El primer punto del Protocolo prohíbe “filmar, tomar fotografías, grabar, escribir o realizar entrevistas individuales a las familias, o a cualquier persona vinculada con el proceso de la exhumación, entrega de los cuerpos, y ceremonias relacionadas con la masacre”. Esto implica una limitación a la libertad de información en lugares públicos sobre un evento público, y a la libertad de expresión de cada una de las personas de la población en nombre de la preeminencia de una autoridad colectiva.
El segundo punto determina que “cuando se produzca información referente al proceso de los acuerdos suscritos entre el Gobierno y las Farc-Ep sobre Bojayá esta información deberá ser revisada, retroalimentada y avalada para su publicación por el equipo vocero delegado para comunicaciones del Comité”. Sobrarían los comentarios pero muchos opinadores han soslayado este mecanismo que no es otra cosa que un acto de control, censura y monopolio de la información.
El tercer punto aclara quiénes son los dueños de la situación en Bojayá: el Comité y las Naciones Unidas. Y el relato de Patricia Nieto muestra que la situación está en manos de un grupo muy pequeño de personas locales y de un funcionario español de Naciones Unidas. No son las víctimas ni las personas del pueblo. Hasta el párroco resultó constreñido. El protocolo viola varios artículos constitucionales, lo que debería importarle al Comité, y de la declaración de derechos humanos, algo de lo que debe saber la ONU.

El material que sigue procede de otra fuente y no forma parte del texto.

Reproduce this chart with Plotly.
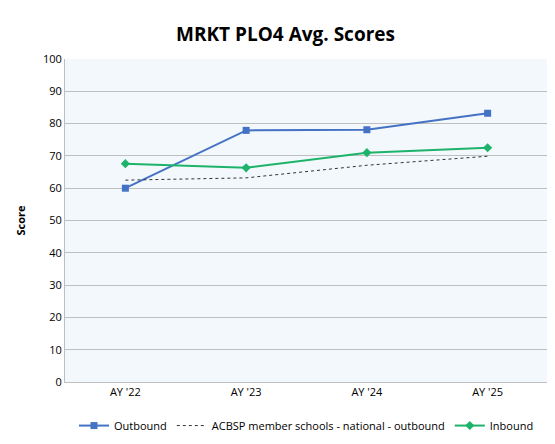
import plotly.graph_objects as go

years = ["AY '22", "AY '23", "AY '24", "AY '25"]
outbound = [60.0, 77.9, 78.1, 83.2]
acbsp = [62.5, 63.2, 67.1, 69.9]
inbound = [67.6, 66.3, 71.0, 72.5]

fig = go.Figure()
fig.add_trace(go.Scatter(x=years, y=outbound, name="Outbound", mode="lines+markers",
                         line=dict(color="#4472C4", width=2),
                         marker=dict(symbol="square", size=7, color="#4472C4")))
fig.add_trace(go.Scatter(x=years, y=acbsp, name="ACBSP member schools - national - outbound",
                         mode="lines", line=dict(color="#333333", width=1, dash="dot")))
fig.add_trace(go.Scatter(x=years, y=inbound, name="Inbound", mode="lines+markers",
                         line=dict(color="#1DB36A", width=2),
                         marker=dict(symbol="diamond", size=7, color="#1DB36A")))

fig.update_layout(
    width=555, height=444,
    title=dict(text="<b>MRKT PLO4 Avg. Scores</b>", x=0.5, y=0.955,
               font=dict(family="Open Sans", size=19, color="black")),
    paper_bgcolor="white", plot_bgcolor="#F2F8FB",
    margin=dict(l=48, r=15, t=51, b=52),
    font=dict(family="Open Sans", size=11, color="black"),
    showlegend=True,
    legend=dict(orientation="h", x=0.5, xanchor="center", y=-0.09, yanchor="top",
                font=dict(size=11)),
    xaxis=dict(showgrid=False, showline=True, linecolor="#BFBFBF", ticks="",
               range=[-0.5, 3.5]),
    yaxis=dict(title=dict(text="<b>Score</b>", font=dict(size=11)), range=[0, 100],
               dtick=10, gridcolor="#BFBFBF", showline=True, linecolor="#BFBFBF",
               zeroline=False),
)

fig.write_html("out.html")
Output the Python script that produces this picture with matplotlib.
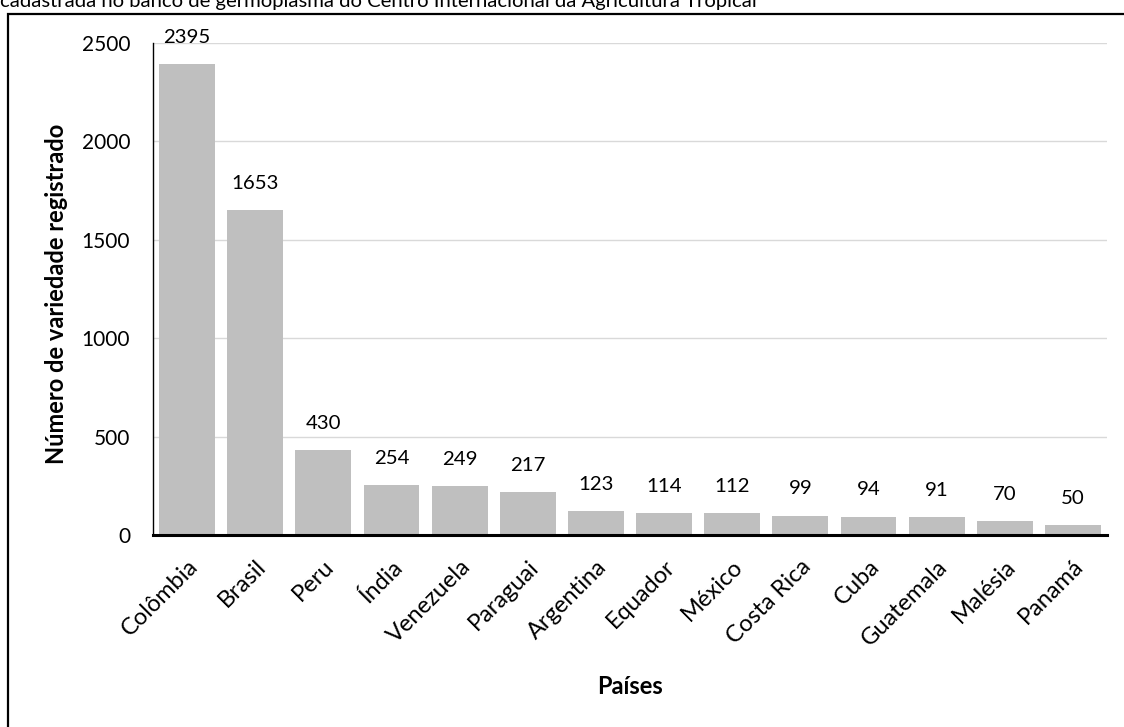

Algunos periodistas reaccionaron omitiendo el criterio de contrastar las fuentes, que se aprende en primer semestre. La carta de un grupo de académicos me parece una renuncia a los valores de las ciencias sociales en nombre del respeto a las víctimas. Personas todas a las cuales una vida profesional intachable no les merece un ápice de confianza o una breve espera, triste. Pregunta Patricia: “¿Cómo se configurará el escenario para el trabajo de la prensa una vez se instale la Comisión de la Verdad en Colombia?”.